Thursday, August 25

A Shit Day...

In the aftermath of Bobby becoming evil, Darryn spent Wednesday's show trying to dig himself out of a well of hatred, probably straining his fake tummy lumps.
Bad Bobby showed no regrets for basically destroying Bibendum, and may well have saved himself from eviction.
Evil is fun when it battles evil.

The poor weather put the slebs on a downer, as they lounged about talking their cod sleb philosophy. Mostly, this was a pile of nonsense, removed of all credibility as the slebs' hairdos got gradually more 'in progress' throughout the day.

Amy decided she didn't like Bad Bobby, a feeling that is apparently mutual, and will probably result in friction and Shenanigans later in the series.

Mrs Hoff displayed an inability to cook nice looking food (although to be fair, I thought it looked Yummy, but ill eat any old shite) or pronounce the word 'risotto' correctly

Rizz-oh-toe. Shut up.

Jedward ate beans in a sauna as the mood in the house made Tara cry. I don't know whether it was the impending and inevitable arguments or the heated Irish clone darts, but obviously something needed cutting with a knife, tension or methane.

The daily task split Jedward into two people, through the use of electrodes and spandex. This was as immensely hilarious as idiots in pain always is.
The twins did seem to struggle being apart, and even referring to themselves as their actual names.
As funny as watching a couple of day-glo condom men giving each other anal electric pain.

Paddy gave Lucien relationship advice... "a hefeluhga meermer per pussycat doll fluffanuff"
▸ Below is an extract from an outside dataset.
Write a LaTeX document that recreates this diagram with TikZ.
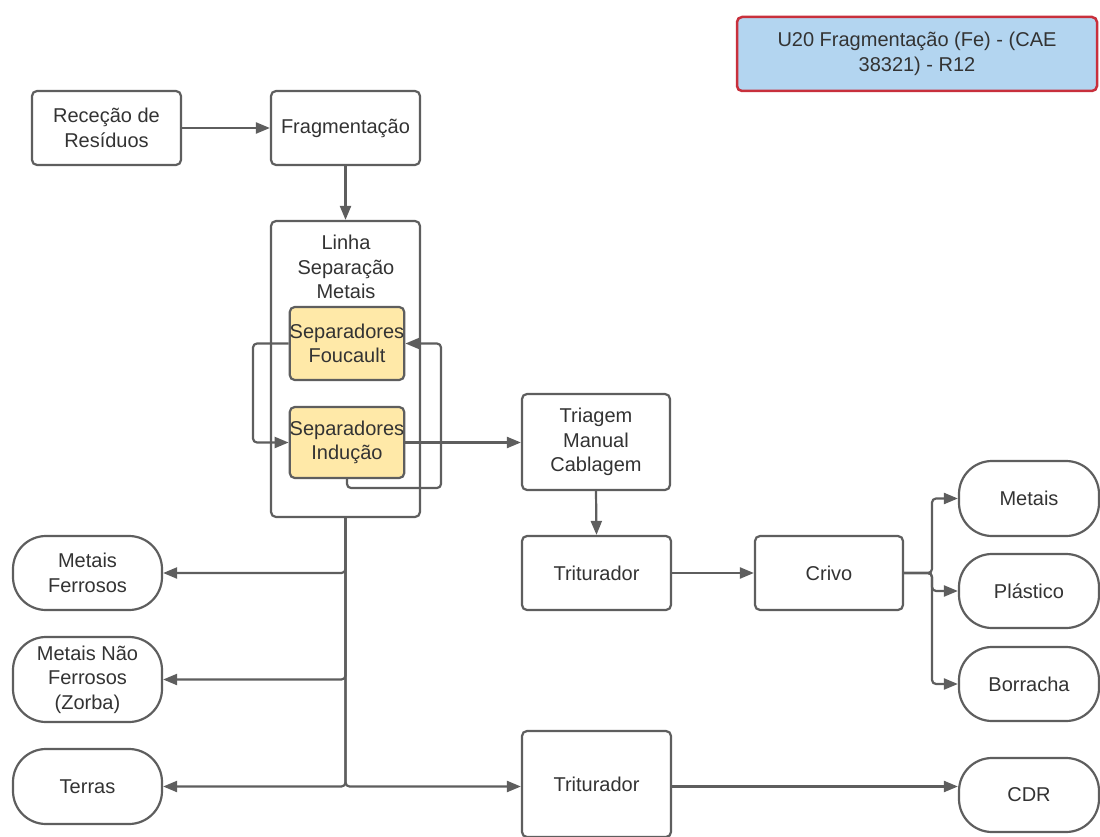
\documentclass[tikz,border=0pt]{standalone}
\usepackage{fontspec}
\setmainfont{Liberation Sans}
\usetikzlibrary{arrows.meta}
\definecolor{linegray}{HTML}{5E5E5E}
\definecolor{txt}{HTML}{333333}
\definecolor{sepfill}{HTML}{FFE9A8}
\definecolor{titlefill}{HTML}{B3D5F0}
\definecolor{titleedge}{HTML}{C8303C}
\begin{document}
\begin{tikzpicture}[x=1pt,y=-1pt,
  font=\fontsize{20}{24.5}\selectfont, text=txt,
  box/.style={draw=linegray, line width=2.2pt, rounded corners=5pt, fill=white,
    align=center, inner sep=0pt},
  term/.style={box, rounded corners=33pt},
  sepbox/.style={box, fill=sepfill},
  conn/.style={draw=linegray, line width=2.2pt, rounded corners=4pt,
    -{Triangle[length=14pt,width=11pt]}}]
\useasboundingbox (0,0) rectangle (1100,837);

% title
\node[box, fill=titlefill, draw=titleedge, line width=2.5pt,
  minimum width=360pt, minimum height=74pt] (title) at (917,54)
  {U20 Fragmentação (Fe) - (CAE\\38321) - R12};

% main line
\node[box, minimum width=149pt, minimum height=74pt] (rec) at (106.5,128) {Receção de\\Resíduos};
\node[box, minimum width=149pt, minimum height=74pt] (frag) at (345.5,128) {Fragmentação};
\node[box, minimum width=149pt, minimum height=296pt] (linha) at (345.5,369) {};
\node[align=center] (linhaT) at (346,267) {Linha\\Separação\\Metais};

% separators inside the metal line
\node[sepbox, minimum width=112pt, minimum height=73pt] (fouc) at (347,343.5) {Separadores\\Foucault};
\node[sepbox, minimum width=112pt, minimum height=71pt] (indu) at (347,442.5) {Separadores\\Indução};

% recirculation loops between the separators
\draw[conn] (fouc.west) -- (253,343.5) |- (indu.west);
\draw[conn] (indu.south) |- (441,488) |- (fouc.east);

% right-hand chain
\node[box, minimum width=148pt, minimum height=96pt] (triag) at (596,442) {Triagem\\Manual\\Cablagem};
\node[box, minimum width=149pt, minimum height=74pt] (trit1) at (596.5,573) {Triturador};
\node[box, minimum width=148pt, minimum height=74pt] (crivo) at (829,573) {Crivo};
\node[term, minimum width=140pt, minimum height=75pt] (metR) at (1029,498.5) {Metais};
\node[term, minimum width=140pt, minimum height=74pt] (plas) at (1029,591) {Plástico};
\node[term, minimum width=140pt, minimum height=74pt] (borr) at (1029,684) {Borracha};
\node[box, minimum width=149pt, minimum height=106pt] (trit2) at (596.5,784) {Triturador};
\node[term, minimum width=140pt, minimum height=74pt] (cdr) at (1029,795) {CDR};

% outputs on the left
\node[term, minimum width=149pt, minimum height=74pt] (mf) at (87.5,573) {Metais\\Ferrosos};
\node[term, minimum width=149pt, minimum height=85pt] (mnf) at (87.5,679.5) {Metais Não\\Ferrosos\\(Zorba)};
\node[term, minimum width=149pt, minimum height=75pt] (terras) at (87.5,786.5) {Terras};

% connectors
\draw[conn] (rec.east) -- (frag.west);
\draw[conn] (frag.south) -- (linha.north);
\draw[conn] (indu.east) -- (triag.west |- indu.east);
\draw[conn] (triag.south) -- (trit1.north);
\draw[conn] (trit1.east) -- (crivo.west);
\draw[conn] (crivo.east) -- (932,573) |- (metR.west);
\draw[conn] (crivo.east) -- (932,573) |- (plas.west);
\draw[conn] (crivo.east) -- (932,573) |- (borr.west);
\draw[conn] (linha.south) |- (mf.east);
\draw[conn] (linha.south) |- (mnf.east);
\draw[conn] (linha.south) |- (terras.east);
\draw[conn] (linha.south) |- (trit2.west |- terras.east);
\draw[conn] (trit2.east |- terras.east) -- (cdr.west |- terras.east);
\end{tikzpicture}
\end{document}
One of the Jedwards had a fake wedding, marrying Amy. Basically an excuse for a slow motion shot of Amy's knockers in a corset. The other Jedward looked slightly suicidal at the thought of losing their twin. Although to be fair, in a week or so's time he'll be getting a blowie off of Tara.

Everyone then got pissed and bitched about their fame and subsequent press coverage. Like a vicious circle of famous money bullshit.
Bad Bobby continued to go evil, talking to a camera window, calling Kerry 'gross' and everyone else 'fucking children'. Why he didn't go in the diary room for a rant is beyond me, but he then proceeded to wander round the house chuntering to camera windows like a tramp who's lost his shoe.
He is now Beyond Bonkers Bad Bobby.

And he will get worse.

Footnote: my missus says she doesnt like Kerry's rabbit jumper. This is her contribution to be blog.